**Challenge:**
Copy exactly the lines of the records below, and only those lines, beginning with the line that contains "Rebuild this diagram" and ending with the line that contains "(bl) at (135,600)".

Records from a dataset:
=======

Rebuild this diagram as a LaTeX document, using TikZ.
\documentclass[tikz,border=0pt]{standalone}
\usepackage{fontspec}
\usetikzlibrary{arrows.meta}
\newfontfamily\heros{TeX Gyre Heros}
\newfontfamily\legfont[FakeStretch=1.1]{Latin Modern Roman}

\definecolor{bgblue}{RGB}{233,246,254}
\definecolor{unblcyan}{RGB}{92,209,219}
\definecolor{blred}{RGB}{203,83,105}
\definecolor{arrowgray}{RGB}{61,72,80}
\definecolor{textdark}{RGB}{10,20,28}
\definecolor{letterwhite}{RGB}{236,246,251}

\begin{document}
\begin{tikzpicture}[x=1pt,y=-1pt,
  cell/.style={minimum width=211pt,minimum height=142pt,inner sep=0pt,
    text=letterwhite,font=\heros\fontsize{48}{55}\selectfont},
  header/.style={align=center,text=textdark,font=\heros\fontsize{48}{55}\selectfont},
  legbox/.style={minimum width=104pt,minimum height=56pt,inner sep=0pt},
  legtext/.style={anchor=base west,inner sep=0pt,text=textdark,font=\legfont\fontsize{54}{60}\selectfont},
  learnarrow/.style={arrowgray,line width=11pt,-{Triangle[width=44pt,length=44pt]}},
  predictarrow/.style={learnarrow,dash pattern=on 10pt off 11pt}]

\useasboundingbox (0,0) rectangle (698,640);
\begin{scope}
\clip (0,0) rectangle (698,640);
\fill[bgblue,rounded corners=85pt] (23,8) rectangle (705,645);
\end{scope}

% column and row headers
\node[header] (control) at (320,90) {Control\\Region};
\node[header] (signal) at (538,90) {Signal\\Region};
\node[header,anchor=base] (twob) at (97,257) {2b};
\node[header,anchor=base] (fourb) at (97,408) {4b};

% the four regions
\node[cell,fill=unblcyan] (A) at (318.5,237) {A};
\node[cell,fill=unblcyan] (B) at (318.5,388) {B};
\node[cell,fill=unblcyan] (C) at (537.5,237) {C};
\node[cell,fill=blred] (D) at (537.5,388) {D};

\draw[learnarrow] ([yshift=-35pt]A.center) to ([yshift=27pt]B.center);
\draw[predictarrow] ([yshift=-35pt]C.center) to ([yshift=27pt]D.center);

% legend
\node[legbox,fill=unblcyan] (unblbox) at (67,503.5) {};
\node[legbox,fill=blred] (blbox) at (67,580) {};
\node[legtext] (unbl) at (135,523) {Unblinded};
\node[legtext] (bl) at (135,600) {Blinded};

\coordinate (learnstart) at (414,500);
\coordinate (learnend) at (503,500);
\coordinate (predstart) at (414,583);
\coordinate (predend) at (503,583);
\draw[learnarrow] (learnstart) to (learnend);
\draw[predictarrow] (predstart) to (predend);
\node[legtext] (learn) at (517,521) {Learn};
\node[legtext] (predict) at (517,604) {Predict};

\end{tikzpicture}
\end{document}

=======

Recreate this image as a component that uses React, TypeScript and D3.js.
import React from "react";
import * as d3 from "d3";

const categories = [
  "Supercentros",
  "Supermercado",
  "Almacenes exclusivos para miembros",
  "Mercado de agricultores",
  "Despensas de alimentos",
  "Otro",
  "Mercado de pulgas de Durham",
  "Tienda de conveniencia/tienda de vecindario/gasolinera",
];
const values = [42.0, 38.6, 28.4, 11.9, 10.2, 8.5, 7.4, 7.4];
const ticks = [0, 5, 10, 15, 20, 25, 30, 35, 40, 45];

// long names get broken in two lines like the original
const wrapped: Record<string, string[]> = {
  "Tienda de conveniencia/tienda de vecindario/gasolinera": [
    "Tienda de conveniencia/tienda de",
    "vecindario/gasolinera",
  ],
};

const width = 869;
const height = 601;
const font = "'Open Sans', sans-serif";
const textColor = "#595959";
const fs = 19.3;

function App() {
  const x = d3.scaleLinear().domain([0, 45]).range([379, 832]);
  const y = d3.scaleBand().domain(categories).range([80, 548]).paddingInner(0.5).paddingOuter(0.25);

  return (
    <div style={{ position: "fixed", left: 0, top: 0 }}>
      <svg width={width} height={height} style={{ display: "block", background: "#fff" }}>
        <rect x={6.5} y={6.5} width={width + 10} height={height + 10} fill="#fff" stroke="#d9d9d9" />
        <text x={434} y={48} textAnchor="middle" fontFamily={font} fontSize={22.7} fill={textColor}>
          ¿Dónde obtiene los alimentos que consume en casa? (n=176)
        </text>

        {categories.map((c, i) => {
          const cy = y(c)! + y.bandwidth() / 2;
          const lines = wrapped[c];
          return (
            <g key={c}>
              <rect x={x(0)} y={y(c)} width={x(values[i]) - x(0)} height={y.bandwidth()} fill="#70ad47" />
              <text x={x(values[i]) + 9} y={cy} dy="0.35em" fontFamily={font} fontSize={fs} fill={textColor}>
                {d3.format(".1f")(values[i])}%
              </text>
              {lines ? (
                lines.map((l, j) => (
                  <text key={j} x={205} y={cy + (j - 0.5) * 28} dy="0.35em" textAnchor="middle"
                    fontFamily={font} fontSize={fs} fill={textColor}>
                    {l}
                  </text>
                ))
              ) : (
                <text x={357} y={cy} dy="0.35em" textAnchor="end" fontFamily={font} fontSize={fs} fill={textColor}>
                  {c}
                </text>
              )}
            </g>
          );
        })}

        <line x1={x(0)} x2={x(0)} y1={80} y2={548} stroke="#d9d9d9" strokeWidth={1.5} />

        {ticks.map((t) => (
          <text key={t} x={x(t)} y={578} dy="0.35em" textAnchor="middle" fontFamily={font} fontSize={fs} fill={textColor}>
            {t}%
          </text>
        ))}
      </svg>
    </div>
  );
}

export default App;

=======

**Task response:**
Rebuild this diagram as a LaTeX document, using TikZ.
\documentclass[tikz,border=0pt]{standalone}
\usepackage{fontspec}
\usetikzlibrary{arrows.meta}
\newfontfamily\heros{TeX Gyre Heros}
\newfontfamily\legfont[FakeStretch=1.1]{Latin Modern Roman}

\definecolor{bgblue}{RGB}{233,246,254}
\definecolor{unblcyan}{RGB}{92,209,219}
\definecolor{blred}{RGB}{203,83,105}
\definecolor{arrowgray}{RGB}{61,72,80}
\definecolor{textdark}{RGB}{10,20,28}
\definecolor{letterwhite}{RGB}{236,246,251}

\begin{document}
\begin{tikzpicture}[x=1pt,y=-1pt,
  cell/.style={minimum width=211pt,minimum height=142pt,inner sep=0pt,
    text=letterwhite,font=\heros\fontsize{48}{55}\selectfont},
  header/.style={align=center,text=textdark,font=\heros\fontsize{48}{55}\selectfont},
  legbox/.style={minimum width=104pt,minimum height=56pt,inner sep=0pt},
  legtext/.style={anchor=base west,inner sep=0pt,text=textdark,font=\legfont\fontsize{54}{60}\selectfont},
  learnarrow/.style={arrowgray,line width=11pt,-{Triangle[width=44pt,length=44pt]}},
  predictarrow/.style={learnarrow,dash pattern=on 10pt off 11pt}]

\useasboundingbox (0,0) rectangle (698,640);
\begin{scope}
\clip (0,0) rectangle (698,640);
\fill[bgblue,rounded corners=85pt] (23,8) rectangle (705,645);
\end{scope}

% column and row headers
\node[header] (control) at (320,90) {Control\\Region};
\node[header] (signal) at (538,90) {Signal\\Region};
\node[header,anchor=base] (twob) at (97,257) {2b};
\node[header,anchor=base] (fourb) at (97,408) {4b};

% the four regions
\node[cell,fill=unblcyan] (A) at (318.5,237) {A};
\node[cell,fill=unblcyan] (B) at (318.5,388) {B};
\node[cell,fill=unblcyan] (C) at (537.5,237) {C};
\node[cell,fill=blred] (D) at (537.5,388) {D};

\draw[learnarrow] ([yshift=-35pt]A.center) to ([yshift=27pt]B.center);
\draw[predictarrow] ([yshift=-35pt]C.center) to ([yshift=27pt]D.center);

% legend
\node[legbox,fill=unblcyan] (unblbox) at (67,503.5) {};
\node[legbox,fill=blred] (blbox) at (67,580) {};
\node[legtext] (unbl) at (135,523) {Unblinded};
\node[legtext] (bl) at (135,600) {Blinded};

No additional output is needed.